* begin *
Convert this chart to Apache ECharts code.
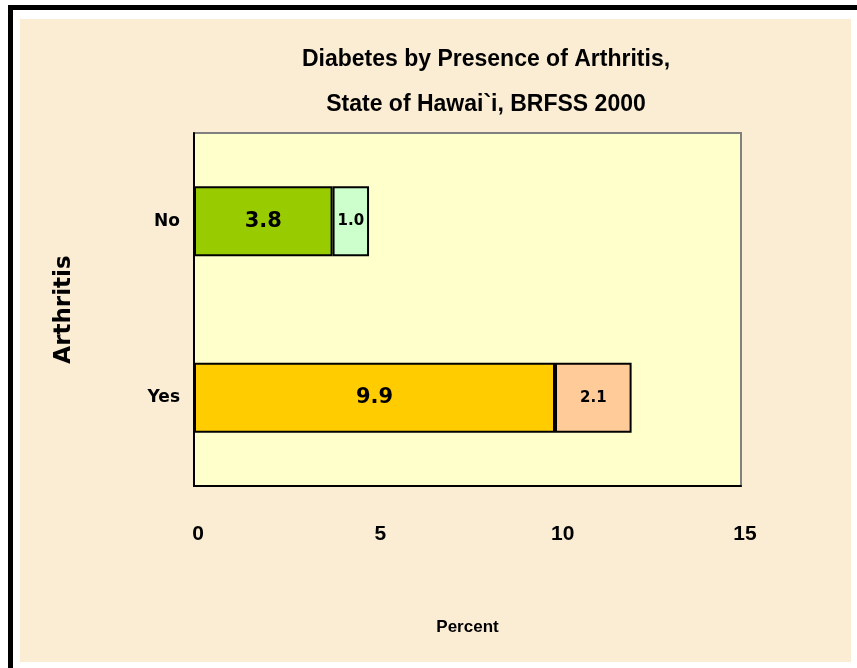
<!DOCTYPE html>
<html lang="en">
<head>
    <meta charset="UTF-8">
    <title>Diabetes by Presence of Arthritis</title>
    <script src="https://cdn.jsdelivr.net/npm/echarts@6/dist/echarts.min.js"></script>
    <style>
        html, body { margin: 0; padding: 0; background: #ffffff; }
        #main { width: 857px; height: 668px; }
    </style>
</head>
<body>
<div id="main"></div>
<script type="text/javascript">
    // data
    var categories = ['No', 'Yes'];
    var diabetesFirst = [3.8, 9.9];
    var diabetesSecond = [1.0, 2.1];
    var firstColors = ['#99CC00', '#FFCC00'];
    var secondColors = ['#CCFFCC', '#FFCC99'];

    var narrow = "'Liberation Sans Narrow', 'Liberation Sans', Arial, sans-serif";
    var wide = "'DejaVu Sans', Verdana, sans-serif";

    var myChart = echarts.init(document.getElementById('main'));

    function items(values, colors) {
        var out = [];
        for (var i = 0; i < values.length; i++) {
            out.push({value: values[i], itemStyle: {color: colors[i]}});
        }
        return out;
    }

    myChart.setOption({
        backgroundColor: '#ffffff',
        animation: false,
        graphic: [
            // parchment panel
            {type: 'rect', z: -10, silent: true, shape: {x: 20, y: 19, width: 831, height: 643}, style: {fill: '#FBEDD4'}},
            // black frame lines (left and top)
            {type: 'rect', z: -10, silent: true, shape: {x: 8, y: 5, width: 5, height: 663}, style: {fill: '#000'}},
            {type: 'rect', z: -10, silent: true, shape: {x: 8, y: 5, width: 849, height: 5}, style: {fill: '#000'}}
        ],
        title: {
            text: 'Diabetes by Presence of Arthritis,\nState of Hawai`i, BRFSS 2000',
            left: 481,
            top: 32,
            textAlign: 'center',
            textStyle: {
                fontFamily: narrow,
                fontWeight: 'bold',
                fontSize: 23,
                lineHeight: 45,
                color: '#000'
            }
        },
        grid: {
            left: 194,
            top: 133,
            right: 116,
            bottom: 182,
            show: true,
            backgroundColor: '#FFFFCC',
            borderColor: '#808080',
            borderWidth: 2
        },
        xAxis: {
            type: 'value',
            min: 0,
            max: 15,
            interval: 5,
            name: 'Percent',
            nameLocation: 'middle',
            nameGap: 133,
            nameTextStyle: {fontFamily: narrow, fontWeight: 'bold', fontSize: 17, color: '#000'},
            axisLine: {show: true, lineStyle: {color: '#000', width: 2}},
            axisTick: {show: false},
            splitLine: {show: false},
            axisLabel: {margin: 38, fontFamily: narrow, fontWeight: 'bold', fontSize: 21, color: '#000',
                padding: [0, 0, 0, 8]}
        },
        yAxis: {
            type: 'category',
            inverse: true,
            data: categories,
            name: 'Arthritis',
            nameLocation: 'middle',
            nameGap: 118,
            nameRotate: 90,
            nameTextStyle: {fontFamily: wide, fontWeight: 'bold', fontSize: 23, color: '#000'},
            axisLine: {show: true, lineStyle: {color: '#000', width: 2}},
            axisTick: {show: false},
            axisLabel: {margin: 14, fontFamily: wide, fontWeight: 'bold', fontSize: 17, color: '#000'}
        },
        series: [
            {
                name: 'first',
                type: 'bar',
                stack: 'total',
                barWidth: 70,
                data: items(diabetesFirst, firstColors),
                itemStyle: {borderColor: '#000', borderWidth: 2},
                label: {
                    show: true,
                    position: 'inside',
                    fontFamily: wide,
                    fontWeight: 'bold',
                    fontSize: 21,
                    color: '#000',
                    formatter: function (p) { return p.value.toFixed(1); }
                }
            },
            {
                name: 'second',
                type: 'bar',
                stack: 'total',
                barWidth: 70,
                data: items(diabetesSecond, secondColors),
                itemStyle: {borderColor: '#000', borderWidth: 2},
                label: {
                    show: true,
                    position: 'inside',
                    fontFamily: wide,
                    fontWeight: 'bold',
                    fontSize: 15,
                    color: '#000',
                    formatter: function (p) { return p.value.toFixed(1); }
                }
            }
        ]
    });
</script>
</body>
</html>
* end *
> **Your task**
Copy the data exactly. Any picture it contains is to be omitted.

> **Task response**
Convert this chart to Apache ECharts code.
<!DOCTYPE html>
<html lang="en">
<head>
    <meta charset="UTF-8">
    <title>Diabetes by Presence of Arthritis</title>
    <script src="https://cdn.jsdelivr.net/npm/echarts@6/dist/echarts.min.js"></script>
    <style>
        html, body { margin: 0; padding: 0; background: #ffffff; }
        #main { width: 857px; height: 668px; }
    </style>
</head>
<body>
<div id="main"></div>
<script type="text/javascript">
    // data
    var categories = ['No', 'Yes'];
    var diabetesFirst = [3.8, 9.9];
    var diabetesSecond = [1.0, 2.1];
    var firstColors = ['#99CC00', '#FFCC00'];
    var secondColors = ['#CCFFCC', '#FFCC99'];

    var narrow = "'Liberation Sans Narrow', 'Liberation Sans', Arial, sans-serif";
    var wide = "'DejaVu Sans', Verdana, sans-serif";

    var myChart = echarts.init(document.getElementById('main'));

    function items(values, colors) {
        var out = [];
        for (var i = 0; i < values.length; i++) {
            out.push({value: values[i], itemStyle: {color: colors[i]}});
        }
        return out;
    }

    myChart.setOption({
        backgroundColor: '#ffffff',
        animation: false,
        graphic: [
            // parchment panel
            {type: 'rect', z: -10, silent: true, shape: {x: 20, y: 19, width: 831, height: 643}, style: {fill: '#FBEDD4'}},
            // black frame lines (left and top)
            {type: 'rect', z: -10, silent: true, shape: {x: 8, y: 5, width: 5, height: 663}, style: {fill: '#000'}},
            {type: 'rect', z: -10, silent: true, shape: {x: 8, y: 5, width: 849, height: 5}, style: {fill: '#000'}}
        ],
        title: {
            text: 'Diabetes by Presence of Arthritis,\nState of Hawai`i, BRFSS 2000',
            left: 481,
            top: 32,
            textAlign: 'center',
            textStyle: {
                fontFamily: narrow,
                fontWeight: 'bold',
                fontSize: 23,
                lineHeight: 45,
                color: '#000'
            }
        },
        grid: {
            left: 194,
            top: 133,
            right: 116,
            bottom: 182,
            show: true,
            backgroundColor: '#FFFFCC',
            borderColor: '#808080',
            borderWidth: 2
        },
        xAxis: {
            type: 'value',
            min: 0,
            max: 15,
            interval: 5,
            name: 'Percent',
            nameLocation: 'middle',
            nameGap: 133,
            nameTextStyle: {fontFamily: narrow, fontWeight: 'bold', fontSize: 17, color: '#000'},
            axisLine: {show: true, lineStyle: {color: '#000', width: 2}},
            axisTick: {show: false},
            splitLine: {show: false},
            axisLabel: {margin: 38, fontFamily: narrow, fontWeight: 'bold', fontSize: 21, color: '#000',
                padding: [0, 0, 0, 8]}
        },
        yAxis: {
            type: 'category',
            inverse: true,
            data: categories,
            name: 'Arthritis',
            nameLocation: 'middle',
            nameGap: 118,
            nameRotate: 90,
            nameTextStyle: {fontFamily: wide, fontWeight: 'bold', fontSize: 23, color: '#000'},
            axisLine: {show: true, lineStyle: {color: '#000', width: 2}},
            axisTick: {show: false},
            axisLabel: {margin: 14, fontFamily: wide, fontWeight: 'bold', fontSize: 17, color: '#000'}
        },
        series: [
            {
                name: 'first',
                type: 'bar',
                stack: 'total',
                barWidth: 70,
                data: items(diabetesFirst, firstColors),
                itemStyle: {borderColor: '#000', borderWidth: 2},
                label: {
                    show: true,
                    position: 'inside',
                    fontFamily: wide,
                    fontWeight: 'bold',
                    fontSize: 21,
                    color: '#000',
                    formatter: function (p) { return p.value.toFixed(1); }
                }
            },
            {
                name: 'second',
                type: 'bar',
                stack: 'total',
                barWidth: 70,
                data: items(diabetesSecond, secondColors),
                itemStyle: {borderColor: '#000', borderWidth: 2},
                label: {
                    show: true,
                    position: 'inside',
                    fontFamily: wide,
                    fontWeight: 'bold',
                    fontSize: 15,
                    color: '#000',
                    formatter: function (p) { return p.value.toFixed(1); }
                }
            }
        ]
    });
</script>
</body>
</html>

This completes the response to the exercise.